- [SHORT PROBLEM]: Quote each line of the material verbatim, without the pictures.

- [GIVEN MATERIAL]:
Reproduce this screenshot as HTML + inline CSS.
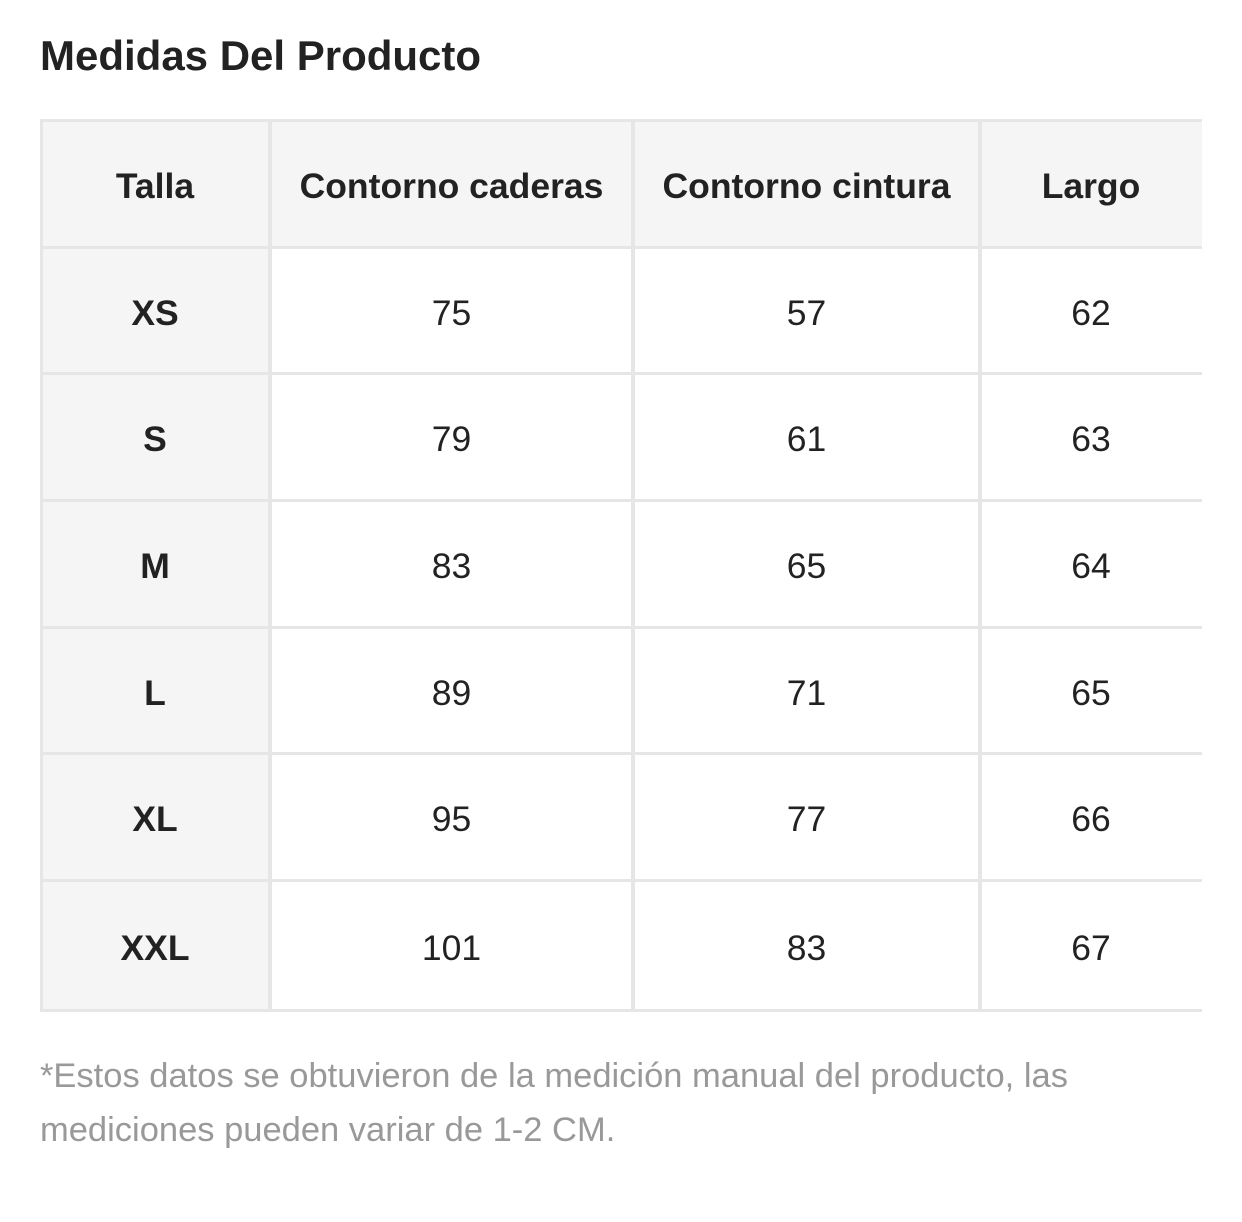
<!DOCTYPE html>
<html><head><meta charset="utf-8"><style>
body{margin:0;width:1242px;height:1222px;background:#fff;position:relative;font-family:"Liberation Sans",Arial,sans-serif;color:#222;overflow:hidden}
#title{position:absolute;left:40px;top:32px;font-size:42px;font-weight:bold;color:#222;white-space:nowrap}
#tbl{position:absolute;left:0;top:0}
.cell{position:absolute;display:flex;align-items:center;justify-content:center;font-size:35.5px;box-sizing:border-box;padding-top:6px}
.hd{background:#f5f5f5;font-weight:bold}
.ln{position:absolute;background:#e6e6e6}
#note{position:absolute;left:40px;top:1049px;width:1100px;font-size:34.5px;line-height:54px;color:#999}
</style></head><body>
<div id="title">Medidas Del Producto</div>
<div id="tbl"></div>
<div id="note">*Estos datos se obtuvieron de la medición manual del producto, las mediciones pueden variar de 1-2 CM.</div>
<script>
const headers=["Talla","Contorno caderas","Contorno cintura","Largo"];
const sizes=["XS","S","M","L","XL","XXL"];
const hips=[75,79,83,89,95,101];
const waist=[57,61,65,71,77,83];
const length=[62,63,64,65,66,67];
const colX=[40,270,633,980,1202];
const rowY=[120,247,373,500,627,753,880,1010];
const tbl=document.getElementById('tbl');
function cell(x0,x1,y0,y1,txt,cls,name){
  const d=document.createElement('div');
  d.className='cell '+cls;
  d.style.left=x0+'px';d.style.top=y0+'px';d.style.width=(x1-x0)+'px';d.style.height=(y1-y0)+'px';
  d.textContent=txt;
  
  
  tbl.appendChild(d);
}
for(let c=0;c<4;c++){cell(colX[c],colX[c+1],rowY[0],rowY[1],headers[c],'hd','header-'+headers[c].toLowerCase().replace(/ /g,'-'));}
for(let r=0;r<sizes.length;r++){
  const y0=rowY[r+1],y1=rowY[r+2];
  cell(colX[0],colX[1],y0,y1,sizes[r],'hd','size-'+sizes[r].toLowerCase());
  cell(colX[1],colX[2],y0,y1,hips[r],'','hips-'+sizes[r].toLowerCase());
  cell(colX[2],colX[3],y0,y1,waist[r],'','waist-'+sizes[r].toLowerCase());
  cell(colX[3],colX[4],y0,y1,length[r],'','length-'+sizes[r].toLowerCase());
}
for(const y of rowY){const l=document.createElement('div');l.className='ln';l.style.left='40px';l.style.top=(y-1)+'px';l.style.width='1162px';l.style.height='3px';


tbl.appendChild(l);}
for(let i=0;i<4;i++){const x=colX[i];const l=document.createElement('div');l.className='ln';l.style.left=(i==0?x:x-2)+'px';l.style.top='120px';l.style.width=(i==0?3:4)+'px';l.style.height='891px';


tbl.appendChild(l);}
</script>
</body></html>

- [ANSWER IN FULL]:
Reproduce this screenshot as HTML + inline CSS.
<!DOCTYPE html>
<html><head><meta charset="utf-8"><style>
body{margin:0;width:1242px;height:1222px;background:#fff;position:relative;font-family:"Liberation Sans",Arial,sans-serif;color:#222;overflow:hidden}
#title{position:absolute;left:40px;top:32px;font-size:42px;font-weight:bold;color:#222;white-space:nowrap}
#tbl{position:absolute;left:0;top:0}
.cell{position:absolute;display:flex;align-items:center;justify-content:center;font-size:35.5px;box-sizing:border-box;padding-top:6px}
.hd{background:#f5f5f5;font-weight:bold}
.ln{position:absolute;background:#e6e6e6}
#note{position:absolute;left:40px;top:1049px;width:1100px;font-size:34.5px;line-height:54px;color:#999}
</style></head><body>
<div id="title">Medidas Del Producto</div>
<div id="tbl"></div>
<div id="note">*Estos datos se obtuvieron de la medición manual del producto, las mediciones pueden variar de 1-2 CM.</div>
<script>
const headers=["Talla","Contorno caderas","Contorno cintura","Largo"];
const sizes=["XS","S","M","L","XL","XXL"];
const hips=[75,79,83,89,95,101];
const waist=[57,61,65,71,77,83];
const length=[62,63,64,65,66,67];
const colX=[40,270,633,980,1202];
const rowY=[120,247,373,500,627,753,880,1010];
const tbl=document.getElementById('tbl');
function cell(x0,x1,y0,y1,txt,cls,name){
  const d=document.createElement('div');
  d.className='cell '+cls;
  d.style.left=x0+'px';d.style.top=y0+'px';d.style.width=(x1-x0)+'px';d.style.height=(y1-y0)+'px';
  d.textContent=txt;
  
  
  tbl.appendChild(d);
}
for(let c=0;c<4;c++){cell(colX[c],colX[c+1],rowY[0],rowY[1],headers[c],'hd','header-'+headers[c].toLowerCase().replace(/ /g,'-'));}
for(let r=0;r<sizes.length;r++){
  const y0=rowY[r+1],y1=rowY[r+2];
  cell(colX[0],colX[1],y0,y1,sizes[r],'hd','size-'+sizes[r].toLowerCase());
  cell(colX[1],colX[2],y0,y1,hips[r],'','hips-'+sizes[r].toLowerCase());
  cell(colX[2],colX[3],y0,y1,waist[r],'','waist-'+sizes[r].toLowerCase());
  cell(colX[3],colX[4],y0,y1,length[r],'','length-'+sizes[r].toLowerCase());
}
for(const y of rowY){const l=document.createElement('div');l.className='ln';l.style.left='40px';l.style.top=(y-1)+'px';l.style.width='1162px';l.style.height='3px';


tbl.appendChild(l);}
for(let i=0;i<4;i++){const x=colX[i];const l=document.createElement('div');l.className='ln';l.style.left=(i==0?x:x-2)+'px';l.style.top='120px';l.style.width=(i==0?3:4)+'px';l.style.height='891px';


tbl.appendChild(l);}
</script>
</body></html>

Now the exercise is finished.